Here’s the problem. PMOs often underperform—badly.
Batting .500 in baseball is all-star performance, but a PMO performing at 50%—or even 62% (see Figure 1)—is a dismal commentary on the current state of project outcomes. If your supply chain performed at this rate, there would be serial pink slips. The Project Management Institute’s recent survey estimates $122 million wasted for every $1 billion invested (12%). Worse still is spending money this poorly on the wrong projects. Ouch.

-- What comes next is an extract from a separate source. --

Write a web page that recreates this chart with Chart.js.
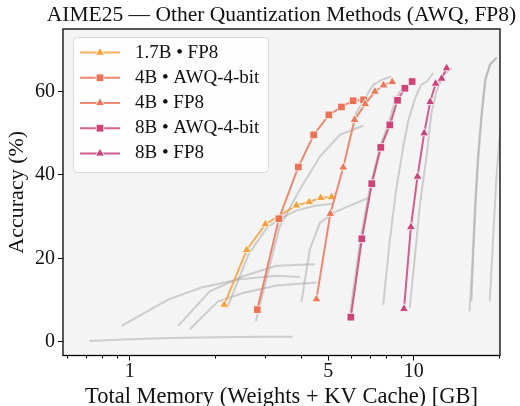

Think of it this way. Your team is climbing a mountain and you’ve underestimate the food and water needed. No one sounds a warning. Half of the team doesn’t make it and is strewn along the the trail. Those that summit see that a competitor has already summited the correct mountain–right next door. You are left with a delayed strategy that is relying on an exhausted, famished, and demoralized team.
Figure 1: Project Management Institute, 8th Annual Project Management Survey, 2016
PMOs have been around for a solid 20 years, and it is still often the weakest strategy link beleaguered in scope creep, which eats up valuable time, intellectual capital, motivation and budget dollars.
What Your PMO Should Be Doing for You
PMOs must understand available resources in terms of budget, talent (skill and capacity), and leadership (ability to drive change, build organization capability in the right areas in the right sequence).
Governance of, and transparent and appropriate visibility into, programs and projects is key to optimizing your organization’s performance. The PMO must communicate with the leadership team to make game-time decisions on priorities, asset investment allocations and strategic shifts.
The PMO should be flawlessly executing on the following:
- Verify, through a cross-functional intake process, that the projects be approved for execution are the correct projects, in the proper sequence, to effectively implement the corporate strategy.
- Organize programs in a way that creates synergy, coherence, and coordination between projects.
- Determine if individual project managers have the tools, skills, and resources needed for success. This includes all necessary governance processes and metrics to evaluate the health of the entire portfolio.
A Poor-Performing PMO Means Your Strategy Fails
A strategy without execution is a waste of time. PMOs, by definition, should be a high-performing, critical capability to effectivity and efficiently execute on the right things, in the right sequence at the right cost. Full stop.